- **WRITTEN PROBLEM**: Please print the lines between the one with "Generate a Python" and the one with "years = [1955.0", both ends included, exactly as written, with no pictures.

- **SOURCE MATERIAL**:
===
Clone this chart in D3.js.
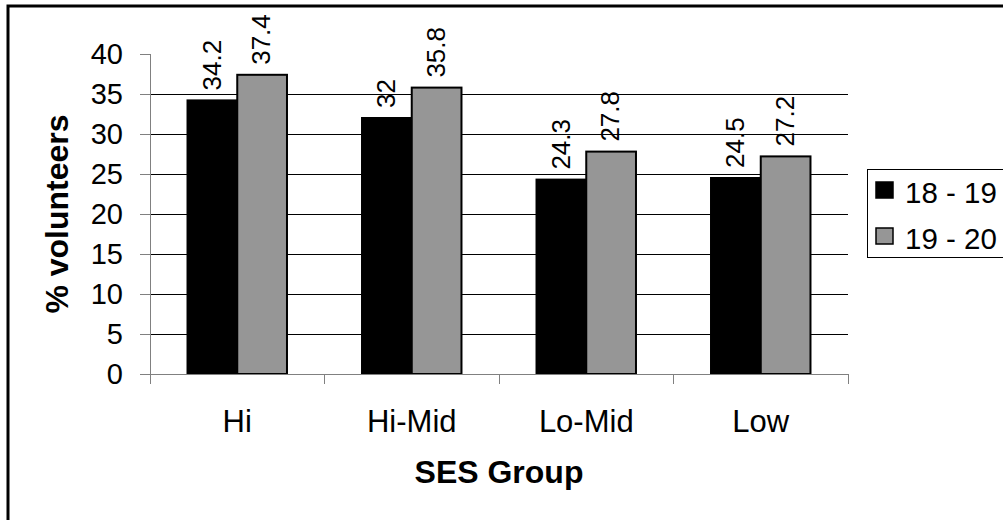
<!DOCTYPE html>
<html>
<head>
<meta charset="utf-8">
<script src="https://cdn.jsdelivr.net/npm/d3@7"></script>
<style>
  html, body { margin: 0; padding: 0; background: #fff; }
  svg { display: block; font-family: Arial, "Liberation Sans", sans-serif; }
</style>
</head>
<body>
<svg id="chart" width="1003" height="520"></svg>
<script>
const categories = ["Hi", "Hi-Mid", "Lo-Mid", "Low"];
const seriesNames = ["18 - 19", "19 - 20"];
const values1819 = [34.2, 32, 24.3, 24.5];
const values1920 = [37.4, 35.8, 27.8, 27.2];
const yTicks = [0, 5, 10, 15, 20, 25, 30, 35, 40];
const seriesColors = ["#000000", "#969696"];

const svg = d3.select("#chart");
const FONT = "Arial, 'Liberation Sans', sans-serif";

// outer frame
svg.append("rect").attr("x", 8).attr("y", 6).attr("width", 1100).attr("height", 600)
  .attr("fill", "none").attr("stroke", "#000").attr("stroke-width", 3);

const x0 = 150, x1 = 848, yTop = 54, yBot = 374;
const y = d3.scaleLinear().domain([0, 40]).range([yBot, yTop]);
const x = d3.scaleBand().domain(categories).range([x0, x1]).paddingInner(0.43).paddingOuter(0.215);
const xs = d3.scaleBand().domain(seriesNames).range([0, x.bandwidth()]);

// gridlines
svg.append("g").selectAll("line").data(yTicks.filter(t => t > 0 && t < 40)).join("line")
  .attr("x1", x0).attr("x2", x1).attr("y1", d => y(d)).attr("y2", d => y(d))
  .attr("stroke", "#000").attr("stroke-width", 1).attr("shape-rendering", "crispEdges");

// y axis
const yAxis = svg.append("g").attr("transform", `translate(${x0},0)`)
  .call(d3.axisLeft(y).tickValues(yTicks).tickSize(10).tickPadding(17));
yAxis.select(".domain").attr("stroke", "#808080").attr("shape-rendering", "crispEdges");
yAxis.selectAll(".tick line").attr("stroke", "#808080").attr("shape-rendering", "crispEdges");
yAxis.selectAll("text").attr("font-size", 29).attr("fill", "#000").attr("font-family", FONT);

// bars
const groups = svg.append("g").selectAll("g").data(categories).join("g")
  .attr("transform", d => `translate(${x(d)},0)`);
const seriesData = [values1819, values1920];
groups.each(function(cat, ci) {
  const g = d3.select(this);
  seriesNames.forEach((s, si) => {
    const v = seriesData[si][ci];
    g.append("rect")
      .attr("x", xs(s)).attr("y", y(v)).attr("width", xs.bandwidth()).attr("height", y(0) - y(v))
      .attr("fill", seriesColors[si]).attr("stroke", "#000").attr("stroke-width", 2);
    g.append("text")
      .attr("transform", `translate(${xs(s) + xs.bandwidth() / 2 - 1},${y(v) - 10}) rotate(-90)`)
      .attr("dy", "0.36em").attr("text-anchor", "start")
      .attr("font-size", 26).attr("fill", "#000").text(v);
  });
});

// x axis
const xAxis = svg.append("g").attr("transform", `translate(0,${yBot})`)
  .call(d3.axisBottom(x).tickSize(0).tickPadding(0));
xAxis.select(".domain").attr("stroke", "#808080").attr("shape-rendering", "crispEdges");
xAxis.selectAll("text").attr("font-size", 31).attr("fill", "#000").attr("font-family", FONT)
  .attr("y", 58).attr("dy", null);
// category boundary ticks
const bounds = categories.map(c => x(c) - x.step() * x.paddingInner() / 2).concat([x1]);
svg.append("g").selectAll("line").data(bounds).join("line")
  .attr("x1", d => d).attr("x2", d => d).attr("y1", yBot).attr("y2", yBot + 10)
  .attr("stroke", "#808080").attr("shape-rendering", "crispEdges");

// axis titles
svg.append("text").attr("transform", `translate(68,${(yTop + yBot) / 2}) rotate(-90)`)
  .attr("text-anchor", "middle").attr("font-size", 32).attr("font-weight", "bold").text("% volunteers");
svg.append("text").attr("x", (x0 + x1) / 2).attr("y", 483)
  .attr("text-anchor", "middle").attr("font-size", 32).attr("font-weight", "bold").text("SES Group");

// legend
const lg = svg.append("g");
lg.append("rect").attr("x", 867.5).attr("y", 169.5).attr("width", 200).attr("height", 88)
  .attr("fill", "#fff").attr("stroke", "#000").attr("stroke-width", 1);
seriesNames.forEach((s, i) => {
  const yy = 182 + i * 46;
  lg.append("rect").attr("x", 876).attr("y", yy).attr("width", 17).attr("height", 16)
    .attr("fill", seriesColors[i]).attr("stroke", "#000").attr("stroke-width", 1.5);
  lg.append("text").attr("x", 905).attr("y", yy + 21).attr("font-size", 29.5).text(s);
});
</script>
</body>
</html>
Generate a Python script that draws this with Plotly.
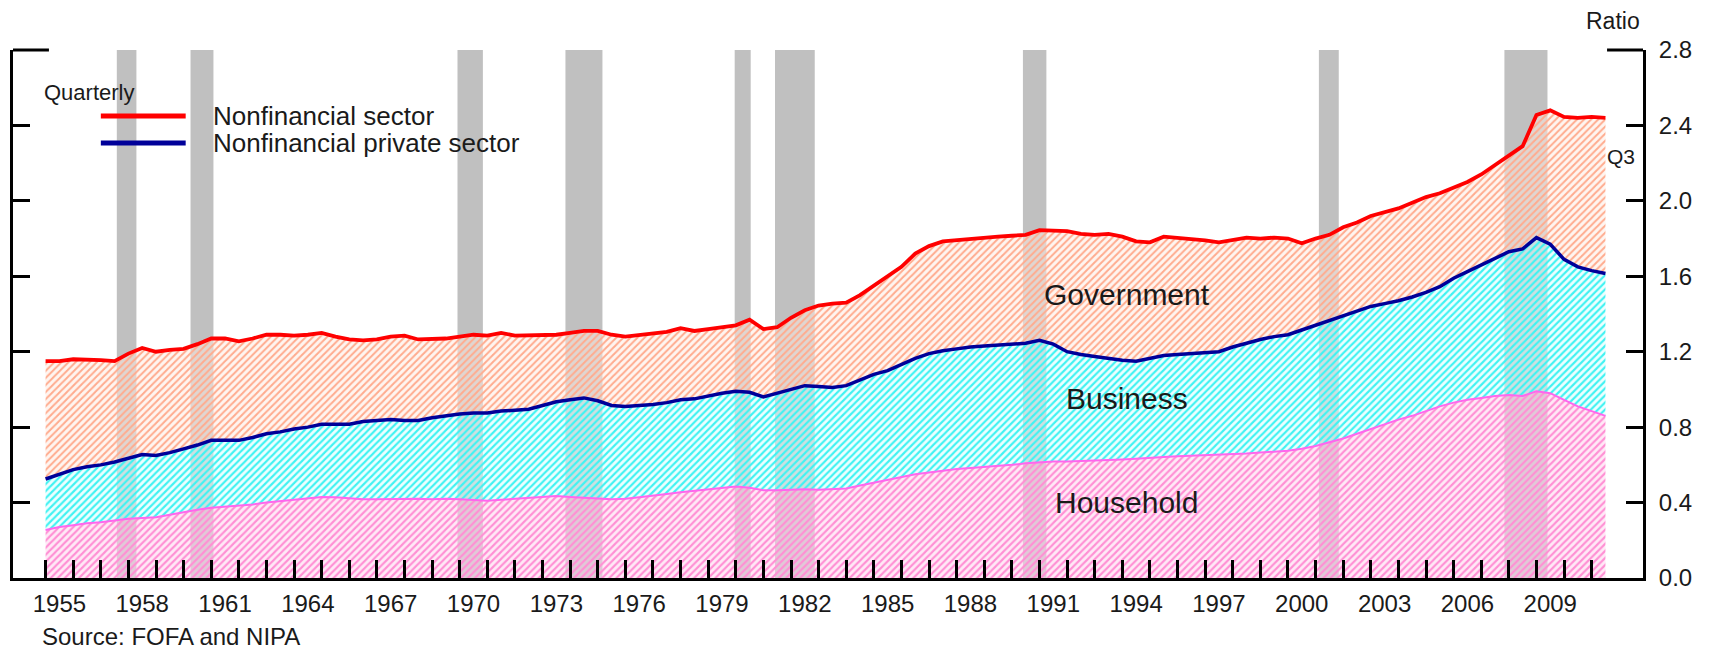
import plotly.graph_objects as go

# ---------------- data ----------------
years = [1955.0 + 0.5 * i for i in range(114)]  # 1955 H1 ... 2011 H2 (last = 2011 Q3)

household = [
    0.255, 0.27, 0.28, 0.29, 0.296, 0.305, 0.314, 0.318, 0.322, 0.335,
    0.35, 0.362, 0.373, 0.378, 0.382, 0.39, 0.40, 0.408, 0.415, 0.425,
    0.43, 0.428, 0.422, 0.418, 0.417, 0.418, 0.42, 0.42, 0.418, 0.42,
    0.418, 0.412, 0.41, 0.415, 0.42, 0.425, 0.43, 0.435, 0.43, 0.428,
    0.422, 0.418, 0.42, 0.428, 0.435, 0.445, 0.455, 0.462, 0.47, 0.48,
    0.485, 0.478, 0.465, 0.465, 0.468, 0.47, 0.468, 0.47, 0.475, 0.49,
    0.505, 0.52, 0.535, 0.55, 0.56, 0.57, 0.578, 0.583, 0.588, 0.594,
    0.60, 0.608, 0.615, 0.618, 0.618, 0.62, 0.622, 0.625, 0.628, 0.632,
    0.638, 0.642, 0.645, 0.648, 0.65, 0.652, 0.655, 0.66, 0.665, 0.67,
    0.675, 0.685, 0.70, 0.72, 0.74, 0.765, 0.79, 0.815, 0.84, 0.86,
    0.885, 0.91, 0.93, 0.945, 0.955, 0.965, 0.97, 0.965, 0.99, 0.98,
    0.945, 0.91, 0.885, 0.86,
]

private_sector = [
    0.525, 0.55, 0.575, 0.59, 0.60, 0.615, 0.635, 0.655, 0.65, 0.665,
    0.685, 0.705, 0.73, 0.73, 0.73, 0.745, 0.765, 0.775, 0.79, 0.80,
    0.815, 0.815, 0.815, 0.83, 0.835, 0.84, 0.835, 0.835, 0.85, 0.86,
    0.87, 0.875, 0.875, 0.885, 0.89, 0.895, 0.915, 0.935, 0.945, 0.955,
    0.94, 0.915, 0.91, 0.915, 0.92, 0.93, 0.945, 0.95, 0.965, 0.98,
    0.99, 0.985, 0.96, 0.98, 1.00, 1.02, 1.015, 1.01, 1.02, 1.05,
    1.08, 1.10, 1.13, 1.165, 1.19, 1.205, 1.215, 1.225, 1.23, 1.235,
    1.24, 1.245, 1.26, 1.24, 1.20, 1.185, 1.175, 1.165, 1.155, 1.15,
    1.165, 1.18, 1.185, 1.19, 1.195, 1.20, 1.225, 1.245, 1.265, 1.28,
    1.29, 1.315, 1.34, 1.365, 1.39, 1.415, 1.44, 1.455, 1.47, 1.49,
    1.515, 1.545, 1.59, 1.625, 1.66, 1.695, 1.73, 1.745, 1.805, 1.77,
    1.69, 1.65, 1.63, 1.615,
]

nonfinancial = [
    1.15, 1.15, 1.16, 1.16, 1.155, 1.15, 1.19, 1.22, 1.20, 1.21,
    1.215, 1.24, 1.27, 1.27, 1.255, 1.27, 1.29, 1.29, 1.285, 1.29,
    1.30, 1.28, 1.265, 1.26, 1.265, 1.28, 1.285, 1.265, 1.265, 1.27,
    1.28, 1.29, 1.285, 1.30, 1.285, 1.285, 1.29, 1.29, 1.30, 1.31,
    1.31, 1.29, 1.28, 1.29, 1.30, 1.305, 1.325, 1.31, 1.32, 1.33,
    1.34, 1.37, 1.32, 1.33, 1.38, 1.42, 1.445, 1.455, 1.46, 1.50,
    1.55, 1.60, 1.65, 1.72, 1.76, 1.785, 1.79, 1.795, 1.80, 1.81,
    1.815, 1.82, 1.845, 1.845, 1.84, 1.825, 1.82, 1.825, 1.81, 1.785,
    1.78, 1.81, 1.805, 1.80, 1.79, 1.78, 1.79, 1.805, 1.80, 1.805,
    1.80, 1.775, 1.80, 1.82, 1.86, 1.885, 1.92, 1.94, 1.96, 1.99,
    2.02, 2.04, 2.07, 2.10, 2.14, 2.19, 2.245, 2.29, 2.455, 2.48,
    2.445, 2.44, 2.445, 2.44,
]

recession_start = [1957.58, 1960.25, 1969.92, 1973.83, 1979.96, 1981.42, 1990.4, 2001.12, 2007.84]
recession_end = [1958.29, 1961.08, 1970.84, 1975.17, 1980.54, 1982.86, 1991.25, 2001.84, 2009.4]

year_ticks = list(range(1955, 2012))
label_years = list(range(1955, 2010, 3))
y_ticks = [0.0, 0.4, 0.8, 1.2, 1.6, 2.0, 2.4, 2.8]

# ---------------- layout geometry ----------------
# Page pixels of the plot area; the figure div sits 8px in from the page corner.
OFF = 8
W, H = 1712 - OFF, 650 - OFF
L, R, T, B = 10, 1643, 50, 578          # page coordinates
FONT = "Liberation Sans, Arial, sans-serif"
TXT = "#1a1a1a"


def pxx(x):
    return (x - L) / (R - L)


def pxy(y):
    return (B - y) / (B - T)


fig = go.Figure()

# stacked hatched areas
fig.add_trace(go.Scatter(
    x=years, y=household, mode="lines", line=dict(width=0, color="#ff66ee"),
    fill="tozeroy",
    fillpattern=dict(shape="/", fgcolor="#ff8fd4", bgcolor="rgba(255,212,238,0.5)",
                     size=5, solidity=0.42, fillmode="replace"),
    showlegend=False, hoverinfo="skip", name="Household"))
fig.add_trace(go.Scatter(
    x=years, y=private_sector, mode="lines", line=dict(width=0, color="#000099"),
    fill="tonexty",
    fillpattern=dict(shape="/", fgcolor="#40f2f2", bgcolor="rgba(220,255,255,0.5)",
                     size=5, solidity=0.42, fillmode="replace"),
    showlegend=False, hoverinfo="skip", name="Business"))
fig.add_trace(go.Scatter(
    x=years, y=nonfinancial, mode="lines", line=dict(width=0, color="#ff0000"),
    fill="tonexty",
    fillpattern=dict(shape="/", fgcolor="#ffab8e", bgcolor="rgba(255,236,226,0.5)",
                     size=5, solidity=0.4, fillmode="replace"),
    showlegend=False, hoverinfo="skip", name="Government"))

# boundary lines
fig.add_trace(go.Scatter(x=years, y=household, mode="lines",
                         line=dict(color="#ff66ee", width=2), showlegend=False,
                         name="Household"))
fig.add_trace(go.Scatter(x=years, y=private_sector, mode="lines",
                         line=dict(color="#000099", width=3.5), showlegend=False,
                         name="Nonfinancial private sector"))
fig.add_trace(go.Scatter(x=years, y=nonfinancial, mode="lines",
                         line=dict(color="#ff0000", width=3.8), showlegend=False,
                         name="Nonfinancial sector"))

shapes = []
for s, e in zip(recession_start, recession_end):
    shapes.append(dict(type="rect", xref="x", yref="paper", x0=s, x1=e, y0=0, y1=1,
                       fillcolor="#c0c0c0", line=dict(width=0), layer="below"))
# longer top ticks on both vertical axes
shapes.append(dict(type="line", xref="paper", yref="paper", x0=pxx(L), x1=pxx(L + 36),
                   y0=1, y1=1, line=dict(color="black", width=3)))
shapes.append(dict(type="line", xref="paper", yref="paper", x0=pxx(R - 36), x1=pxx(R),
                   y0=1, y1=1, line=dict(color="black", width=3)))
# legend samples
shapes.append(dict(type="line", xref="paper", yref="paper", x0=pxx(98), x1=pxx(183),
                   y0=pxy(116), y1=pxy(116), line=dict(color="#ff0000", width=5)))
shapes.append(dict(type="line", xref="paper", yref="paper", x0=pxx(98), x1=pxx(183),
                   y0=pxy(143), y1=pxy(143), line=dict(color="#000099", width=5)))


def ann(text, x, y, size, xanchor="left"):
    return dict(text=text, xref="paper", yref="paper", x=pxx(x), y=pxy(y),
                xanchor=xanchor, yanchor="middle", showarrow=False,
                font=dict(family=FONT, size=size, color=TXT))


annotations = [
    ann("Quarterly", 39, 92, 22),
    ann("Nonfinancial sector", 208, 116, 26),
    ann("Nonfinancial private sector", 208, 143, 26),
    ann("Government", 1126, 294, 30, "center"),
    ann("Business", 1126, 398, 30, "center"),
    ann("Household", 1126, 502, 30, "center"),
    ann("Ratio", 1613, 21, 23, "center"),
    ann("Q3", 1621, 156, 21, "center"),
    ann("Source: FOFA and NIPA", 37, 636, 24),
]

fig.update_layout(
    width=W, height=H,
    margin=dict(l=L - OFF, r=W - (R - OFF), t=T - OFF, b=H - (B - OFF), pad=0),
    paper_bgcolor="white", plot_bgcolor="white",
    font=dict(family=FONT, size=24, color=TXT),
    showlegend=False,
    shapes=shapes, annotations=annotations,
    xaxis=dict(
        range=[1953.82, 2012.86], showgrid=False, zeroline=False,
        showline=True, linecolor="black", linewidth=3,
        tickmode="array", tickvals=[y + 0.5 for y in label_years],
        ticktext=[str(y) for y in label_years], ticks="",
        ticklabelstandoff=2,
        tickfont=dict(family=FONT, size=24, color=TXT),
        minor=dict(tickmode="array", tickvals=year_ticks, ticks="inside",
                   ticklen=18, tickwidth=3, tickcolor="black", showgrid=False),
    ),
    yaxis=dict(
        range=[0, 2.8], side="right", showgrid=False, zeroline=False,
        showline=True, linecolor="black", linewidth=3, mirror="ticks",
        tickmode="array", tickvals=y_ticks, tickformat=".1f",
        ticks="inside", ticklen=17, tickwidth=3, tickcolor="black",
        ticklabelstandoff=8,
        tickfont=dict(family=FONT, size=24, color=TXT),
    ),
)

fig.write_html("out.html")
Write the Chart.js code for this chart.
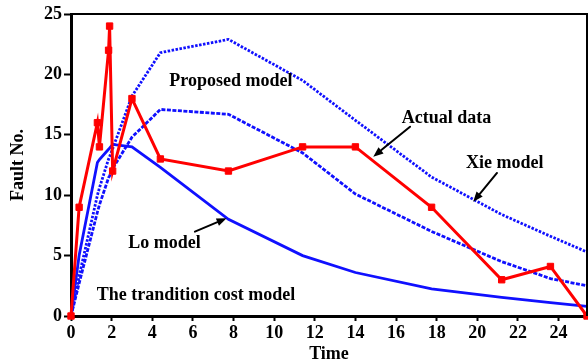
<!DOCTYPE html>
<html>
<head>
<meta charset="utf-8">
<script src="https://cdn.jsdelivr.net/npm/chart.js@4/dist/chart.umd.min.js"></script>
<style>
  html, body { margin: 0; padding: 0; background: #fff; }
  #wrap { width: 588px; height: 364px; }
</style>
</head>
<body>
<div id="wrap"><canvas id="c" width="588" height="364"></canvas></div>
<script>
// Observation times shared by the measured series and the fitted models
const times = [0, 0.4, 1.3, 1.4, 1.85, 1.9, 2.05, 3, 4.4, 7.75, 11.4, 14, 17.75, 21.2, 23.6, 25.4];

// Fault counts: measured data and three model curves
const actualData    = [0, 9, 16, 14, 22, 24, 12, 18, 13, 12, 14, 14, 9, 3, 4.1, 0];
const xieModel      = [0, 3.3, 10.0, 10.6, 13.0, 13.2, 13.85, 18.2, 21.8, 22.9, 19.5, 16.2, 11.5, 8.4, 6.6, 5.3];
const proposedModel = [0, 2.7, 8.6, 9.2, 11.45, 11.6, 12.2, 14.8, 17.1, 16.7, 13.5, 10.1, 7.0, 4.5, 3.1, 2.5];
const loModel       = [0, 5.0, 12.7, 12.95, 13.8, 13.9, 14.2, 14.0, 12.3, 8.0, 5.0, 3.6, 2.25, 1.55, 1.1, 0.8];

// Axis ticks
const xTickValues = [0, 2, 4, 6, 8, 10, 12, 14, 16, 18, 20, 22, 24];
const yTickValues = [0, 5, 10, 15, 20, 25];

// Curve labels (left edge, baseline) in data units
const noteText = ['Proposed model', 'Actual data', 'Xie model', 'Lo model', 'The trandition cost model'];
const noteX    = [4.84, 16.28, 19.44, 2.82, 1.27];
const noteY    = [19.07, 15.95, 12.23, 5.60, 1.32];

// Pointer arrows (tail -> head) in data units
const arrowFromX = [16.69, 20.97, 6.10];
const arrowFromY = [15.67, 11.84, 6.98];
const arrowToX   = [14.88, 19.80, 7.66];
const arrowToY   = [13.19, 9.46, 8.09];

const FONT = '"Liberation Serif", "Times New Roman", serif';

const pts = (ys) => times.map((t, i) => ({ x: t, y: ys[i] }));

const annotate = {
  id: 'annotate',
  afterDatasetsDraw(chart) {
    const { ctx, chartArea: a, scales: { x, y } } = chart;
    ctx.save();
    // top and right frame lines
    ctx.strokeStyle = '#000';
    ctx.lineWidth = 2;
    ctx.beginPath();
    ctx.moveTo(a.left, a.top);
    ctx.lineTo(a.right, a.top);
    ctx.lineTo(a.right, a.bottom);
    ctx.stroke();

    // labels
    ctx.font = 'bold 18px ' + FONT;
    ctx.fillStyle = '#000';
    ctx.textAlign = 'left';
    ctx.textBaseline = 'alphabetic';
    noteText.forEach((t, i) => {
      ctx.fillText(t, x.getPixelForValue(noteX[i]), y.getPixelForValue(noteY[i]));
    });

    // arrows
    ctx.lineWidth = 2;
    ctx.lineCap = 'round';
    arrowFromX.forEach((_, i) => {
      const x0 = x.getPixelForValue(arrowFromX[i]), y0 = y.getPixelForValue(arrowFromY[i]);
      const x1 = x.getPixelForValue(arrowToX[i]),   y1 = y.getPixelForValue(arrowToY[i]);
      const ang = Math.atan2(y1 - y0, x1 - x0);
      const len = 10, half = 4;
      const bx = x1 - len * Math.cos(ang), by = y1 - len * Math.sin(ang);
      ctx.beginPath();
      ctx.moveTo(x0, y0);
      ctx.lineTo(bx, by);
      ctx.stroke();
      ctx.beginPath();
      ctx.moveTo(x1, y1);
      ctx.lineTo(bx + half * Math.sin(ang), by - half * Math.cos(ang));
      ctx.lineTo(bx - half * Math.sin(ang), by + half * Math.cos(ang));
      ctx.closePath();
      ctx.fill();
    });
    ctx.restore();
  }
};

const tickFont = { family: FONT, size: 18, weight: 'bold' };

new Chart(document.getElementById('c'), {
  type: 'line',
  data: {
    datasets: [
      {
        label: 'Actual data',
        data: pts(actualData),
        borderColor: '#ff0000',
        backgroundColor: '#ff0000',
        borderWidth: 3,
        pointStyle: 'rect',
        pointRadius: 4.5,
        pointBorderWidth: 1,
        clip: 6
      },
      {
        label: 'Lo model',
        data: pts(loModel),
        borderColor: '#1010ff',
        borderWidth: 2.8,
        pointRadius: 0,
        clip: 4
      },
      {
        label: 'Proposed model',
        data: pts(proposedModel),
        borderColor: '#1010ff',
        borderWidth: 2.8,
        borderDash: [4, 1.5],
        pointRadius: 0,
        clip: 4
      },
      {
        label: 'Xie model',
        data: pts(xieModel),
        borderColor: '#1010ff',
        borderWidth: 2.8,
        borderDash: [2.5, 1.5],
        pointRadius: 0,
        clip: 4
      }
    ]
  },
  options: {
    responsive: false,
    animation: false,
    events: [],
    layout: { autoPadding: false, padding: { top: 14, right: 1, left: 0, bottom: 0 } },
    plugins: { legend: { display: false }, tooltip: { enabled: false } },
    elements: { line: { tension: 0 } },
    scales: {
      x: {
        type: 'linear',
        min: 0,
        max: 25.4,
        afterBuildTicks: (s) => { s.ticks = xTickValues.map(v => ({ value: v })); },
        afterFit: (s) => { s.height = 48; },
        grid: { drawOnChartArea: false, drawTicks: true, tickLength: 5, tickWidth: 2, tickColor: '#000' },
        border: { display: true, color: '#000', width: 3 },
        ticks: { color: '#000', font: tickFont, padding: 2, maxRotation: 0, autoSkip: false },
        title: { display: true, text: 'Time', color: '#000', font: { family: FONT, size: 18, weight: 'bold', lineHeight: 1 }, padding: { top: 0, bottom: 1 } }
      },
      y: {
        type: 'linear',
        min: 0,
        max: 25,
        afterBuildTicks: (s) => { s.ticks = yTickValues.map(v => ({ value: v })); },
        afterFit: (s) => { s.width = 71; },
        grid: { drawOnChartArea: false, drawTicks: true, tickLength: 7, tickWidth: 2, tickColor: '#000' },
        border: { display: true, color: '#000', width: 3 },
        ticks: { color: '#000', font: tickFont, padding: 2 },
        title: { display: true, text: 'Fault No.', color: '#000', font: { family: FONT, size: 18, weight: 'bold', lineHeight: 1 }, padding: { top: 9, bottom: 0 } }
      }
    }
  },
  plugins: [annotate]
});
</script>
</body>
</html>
===
- **ANSWER BELOW**:
Generate a Python script that draws this with Plotly.
import plotly.graph_objects as go

# ---------------- data ----------------
years = [1955.0 + 0.5 * i for i in range(114)]  # 1955 H1 ... 2011 H2 (last = 2011 Q3)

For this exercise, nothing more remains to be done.